Home & Office

Level 3 snaps up TW Telecom for $5.7B in business connectivity push

The telecoms giant will have a significant in-road into business Internet connections, as the consolidation of U.S. telecoms and cable continues.
Written by Zack Whittaker, Contributor
TW Telecom's fiber network in Manhattan.
Image: TW Telecom

Level 3 has agreed to buy TW Telecom, a business Internet provider, for $5.68 billion in cash and stock.

The fiber cable and connectivity giant will pay $10 a share in cash, along with a mix of stock, it said in a statement on Monday. In total, the deal will go ahead for $40.86 a share, around 12 percent above TW Telecom's closing price as of Friday.

Level 3 will also acquire $1.6 billion in debt from TW Telecom.

The company said it expects to incur integration costs of about $170 million, but save $2 billion in the long run.

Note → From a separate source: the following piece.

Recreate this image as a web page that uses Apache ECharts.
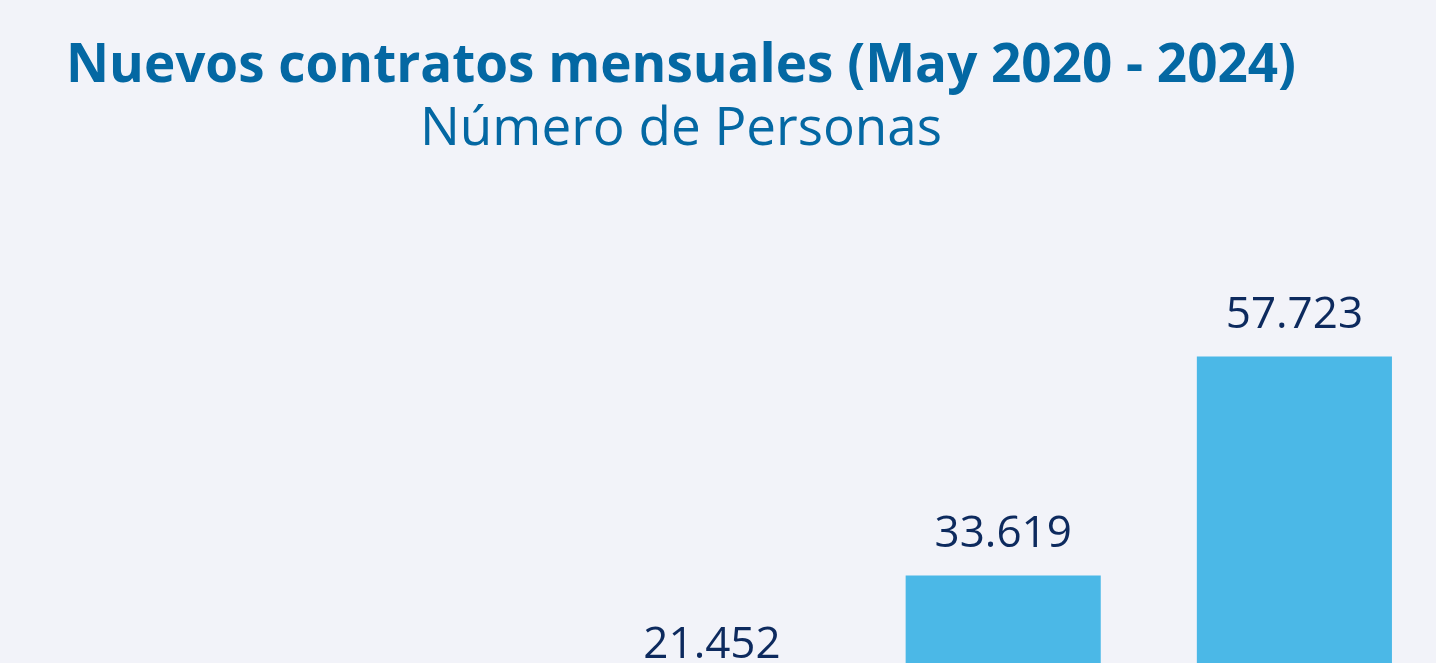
<!DOCTYPE html>
<html>
<head>
<meta charset="utf-8">
<script src="https://cdn.jsdelivr.net/npm/echarts@6/dist/echarts.min.js"></script>
<style>
  html, body { margin: 0; padding: 0; background: #F2F3F9; overflow: hidden; }
  #chart { width: 1436px; height: 900px; }
</style>
</head>
<body>
<div id="chart"></div>
<script>
const years = ["2020", "2021", "2022", "2023", "2024"];
const contratos = [9800, 14500, 21452, 33619, 57723];

const chart = echarts.init(document.getElementById("chart"));

chart.setOption({
    backgroundColor: "#F2F3F9",
    title: {
        text: "Nuevos contratos mensuales (May 2020 - 2024)",
        subtext: "Número de Personas",
        left: 676,
        top: 35,
        textAlign: "center",
        itemGap: 10,
        textStyle: {
            fontFamily: "Open Sans",
            fontWeight: "bold",
            fontSize: 53,
            color: "#0468A3"
        },
        subtextStyle: {
            fontFamily: "Open Sans",
            fontWeight: "normal",
            fontSize: 53,
            color: "#0468A3"
        }
    },
    grid: {
        left: -16,
        right: -4,
        top: 154,
        bottom: 19,
        outerBoundsMode: "none"
    },
    xAxis: {
        type: "category",
        data: years,
        axisLine: { show: false },
        axisTick: { show: false },
        axisLabel: { show: false }
    },
    yAxis: {
        type: "value",
        min: 0,
        max: 80000,
        show: false,
        splitLine: { show: false }
    },
    series: [
        {
            name: "Contratos",
            type: "bar",
            data: contratos,
            barCategoryGap: "33%",
            itemStyle: { color: "#4BB8E7" },
            label: {
                show: true,
                position: "top",
                distance: 19,
                fontFamily: "Open Sans",
                fontSize: 44,
                color: "#0D2A5E",
                formatter: p => p.value.toLocaleString("de-DE")
            }
        }
    ]
});
</script>
</body>
</html>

The acquisition, which is subject to approval by regulators, will significantly bolster Level 3's presence in the U.S. connectivity market.

TW Telecom's senior vice president of network and information technologies Harold Teets said the agreement will support "high-quality service for our respective customers, and will keep the backbone cost burden balanced between our two networks."

The deal will be a boon for Level 3, which already provides fiber cables across the U.S., and through submarine fiber cables that connect the U.S. to the rest of the world. Its major customers include Google and Netflix, in which the company provides privately rented fiber cables between its datacenters.

However, trust was shaken in the telecoms market — particularly Level 3 — following the release of the Edward Snowden leaks late last year, in which the National Security Agency's MUSCULAR program allowed the intelligence agency to tap into fiber cables between datacenters.

The New York Times, which published the story in conjunction with The Guardian, noted the provider of one of the cable's used in the NSA's datacenter link tapping activities was Level 3.

The cable provider responded with a non-descript statement, which failed to directly deny assisting the U.S. government with its intelligence gathering activities.

Level 3 said the acquisition should complete, barring any hiccups, by the end of the year.